Entries with chart source code:
===============

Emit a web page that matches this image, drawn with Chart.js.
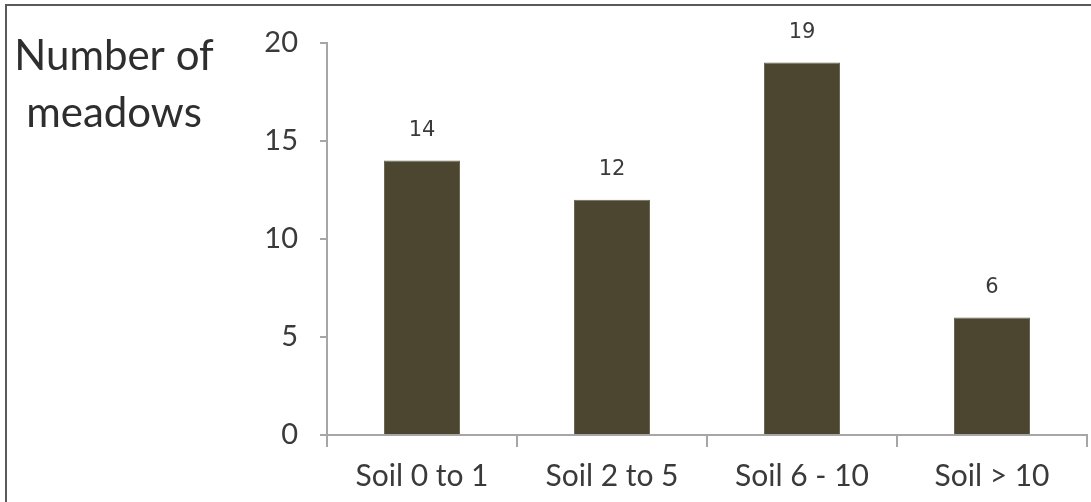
<!DOCTYPE html>
<html>
<head>
<meta charset="utf-8">
<script src="https://cdn.jsdelivr.net/npm/chart.js@4"></script>
<style>
  html, body { margin: 0; padding: 0; background: #fff; }
  #wrap { position: relative; width: 1091px; height: 502px; }
</style>
</head>
<body>
<div id="wrap"><canvas id="meadows-chart" width="1091" height="502"></canvas></div>
<script>
const categories = ['Soil 0 to 1', 'Soil 2 to 5', 'Soil 6 - 10', 'Soil > 10'];
const meadowCounts = [14, 12, 19, 6];
const yTicks = [0, 5, 10, 15, 20];
const axisTitle = ['Number of', 'meadows'];

const textColor = '#3a3a3a';
const axisColor = '#a6a6a6';
const barColor = '#4c4630';

// frame lines on the top and left edge + the horizontal axis title
const framePlugin = {
  id: 'frame',
  afterDraw(chart) {
    const ctx = chart.ctx;
    ctx.save();
    ctx.strokeStyle = '#5a5a5a';
    ctx.lineWidth = 2;
    ctx.beginPath();
    ctx.moveTo(6, 502);
    ctx.lineTo(6, 5);
    ctx.lineTo(1091, 5);
    ctx.stroke();

    ctx.fillStyle = '#2e2e2e';
    ctx.font = '42px Lato, sans-serif';
    ctx.textAlign = 'center';
    ctx.textBaseline = 'alphabetic';
    ctx.fillText(axisTitle[0], 114, 70);
    ctx.fillText(axisTitle[1], 114, 127);
    ctx.restore();
  }
};

// value printed above each bar
const valueLabels = {
  id: 'valueLabels',
  afterDatasetsDraw(chart) {
    const ctx = chart.ctx;
    const meta = chart.getDatasetMeta(0);
    ctx.save();
    ctx.fillStyle = textColor;
    ctx.font = '21px "DejaVu Sans", sans-serif';
    ctx.textAlign = 'center';
    ctx.textBaseline = 'middle';
    meta.data.forEach((bar, i) => {
      ctx.fillText(chart.data.datasets[0].data[i], bar.x, bar.y - 30);
    });
    ctx.restore();
  }
};

const ctx = document.getElementById('meadows-chart').getContext('2d');
new Chart(ctx, {
  type: 'bar',
  data: {
    labels: categories,
    datasets: [{
      data: meadowCounts,
      backgroundColor: barColor,
      borderColor: '#6b6650',
      borderWidth: 1,
      categoryPercentage: 1,
      barPercentage: 0.4
    }]
  },
  options: {
    responsive: false,
    animation: false,
    layout: { padding: { left: 0, top: 43, right: 4, bottom: 0 } },
    plugins: {
      legend: { display: false },
      tooltip: { enabled: false }
    },
    scales: {
      x: {
        afterFit(scale) { scale.height = 67; },
        grid: {
          offset: true,
          drawOnChartArea: false,
          drawTicks: true,
          tickLength: 12,
          color: axisColor,
          lineWidth: 2
        },
        border: { color: axisColor, width: 2 },
        ticks: {
          color: textColor,
          padding: 11,
          font: { family: 'Lato, sans-serif', size: 30 }
        }
      },
      y: {
        min: 0,
        max: 20,
        afterFit(scale) { scale.width = 327; },
        afterBuildTicks(scale) { scale.ticks = yTicks.map(v => ({ value: v })); },
        grid: {
          drawOnChartArea: false,
          drawTicks: true,
          tickLength: 7,
          color: axisColor,
          lineWidth: 2
        },
        border: { color: axisColor, width: 2 },
        ticks: {
          color: textColor,
          padding: 22,
          font: { family: 'Lato, sans-serif', size: 29 }
        }
      }
    }
  },
  plugins: [framePlugin, valueLabels]
});
</script>
</body>
</html>
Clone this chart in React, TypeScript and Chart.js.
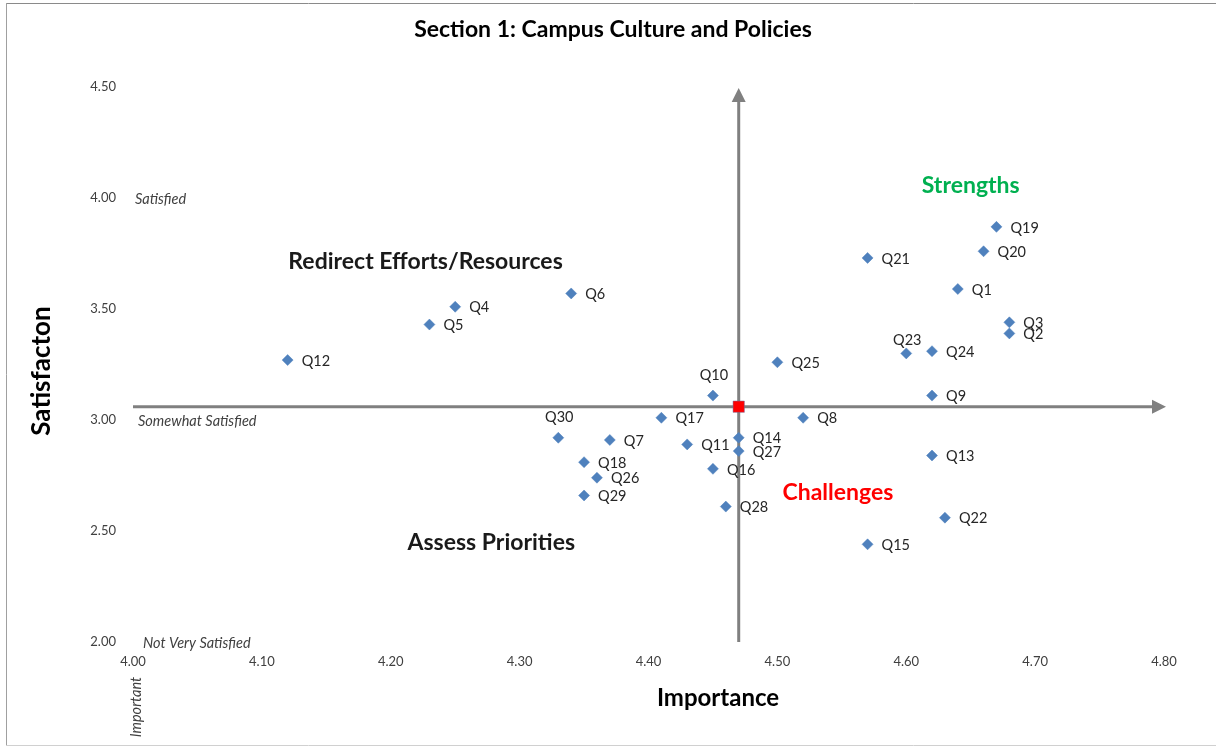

===============

** What you are asked to do **
Give an exact copy of the material, leaving out every picture.

** Problem solution **
Emit a web page that matches this image, drawn with Chart.js.
<!DOCTYPE html>
<html>
<head>
<meta charset="utf-8">
<script src="https://cdn.jsdelivr.net/npm/chart.js@4"></script>
<style>
  html, body { margin: 0; padding: 0; background: #fff; }
  #wrap { position: relative; width: 1091px; height: 502px; }
</style>
</head>
<body>
<div id="wrap"><canvas id="meadows-chart" width="1091" height="502"></canvas></div>
<script>
const categories = ['Soil 0 to 1', 'Soil 2 to 5', 'Soil 6 - 10', 'Soil > 10'];
const meadowCounts = [14, 12, 19, 6];
const yTicks = [0, 5, 10, 15, 20];
const axisTitle = ['Number of', 'meadows'];

const textColor = '#3a3a3a';
const axisColor = '#a6a6a6';
const barColor = '#4c4630';

// frame lines on the top and left edge + the horizontal axis title
const framePlugin = {
  id: 'frame',
  afterDraw(chart) {
    const ctx = chart.ctx;
    ctx.save();
    ctx.strokeStyle = '#5a5a5a';
    ctx.lineWidth = 2;
    ctx.beginPath();
    ctx.moveTo(6, 502);
    ctx.lineTo(6, 5);
    ctx.lineTo(1091, 5);
    ctx.stroke();

    ctx.fillStyle = '#2e2e2e';
    ctx.font = '42px Lato, sans-serif';
    ctx.textAlign = 'center';
    ctx.textBaseline = 'alphabetic';
    ctx.fillText(axisTitle[0], 114, 70);
    ctx.fillText(axisTitle[1], 114, 127);
    ctx.restore();
  }
};

// value printed above each bar
const valueLabels = {
  id: 'valueLabels',
  afterDatasetsDraw(chart) {
    const ctx = chart.ctx;
    const meta = chart.getDatasetMeta(0);
    ctx.save();
    ctx.fillStyle = textColor;
    ctx.font = '21px "DejaVu Sans", sans-serif';
    ctx.textAlign = 'center';
    ctx.textBaseline = 'middle';
    meta.data.forEach((bar, i) => {
      ctx.fillText(chart.data.datasets[0].data[i], bar.x, bar.y - 30);
    });
    ctx.restore();
  }
};

const ctx = document.getElementById('meadows-chart').getContext('2d');
new Chart(ctx, {
  type: 'bar',
  data: {
    labels: categories,
    datasets: [{
      data: meadowCounts,
      backgroundColor: barColor,
      borderColor: '#6b6650',
      borderWidth: 1,
      categoryPercentage: 1,
      barPercentage: 0.4
    }]
  },
  options: {
    responsive: false,
    animation: false,
    layout: { padding: { left: 0, top: 43, right: 4, bottom: 0 } },
    plugins: {
      legend: { display: false },
      tooltip: { enabled: false }
    },
    scales: {
      x: {
        afterFit(scale) { scale.height = 67; },
        grid: {
          offset: true,
          drawOnChartArea: false,
          drawTicks: true,
          tickLength: 12,
          color: axisColor,
          lineWidth: 2
        },
        border: { color: axisColor, width: 2 },
        ticks: {
          color: textColor,
          padding: 11,
          font: { family: 'Lato, sans-serif', size: 30 }
        }
      },
      y: {
        min: 0,
        max: 20,
        afterFit(scale) { scale.width = 327; },
        afterBuildTicks(scale) { scale.ticks = yTicks.map(v => ({ value: v })); },
        grid: {
          drawOnChartArea: false,
          drawTicks: true,
          tickLength: 7,
          color: axisColor,
          lineWidth: 2
        },
        border: { color: axisColor, width: 2 },
        ticks: {
          color: textColor,
          padding: 22,
          font: { family: 'Lato, sans-serif', size: 29 }
        }
      }
    }
  },
  plugins: [framePlugin, valueLabels]
});
</script>
</body>
</html>
Clone this chart in React, TypeScript and Chart.js.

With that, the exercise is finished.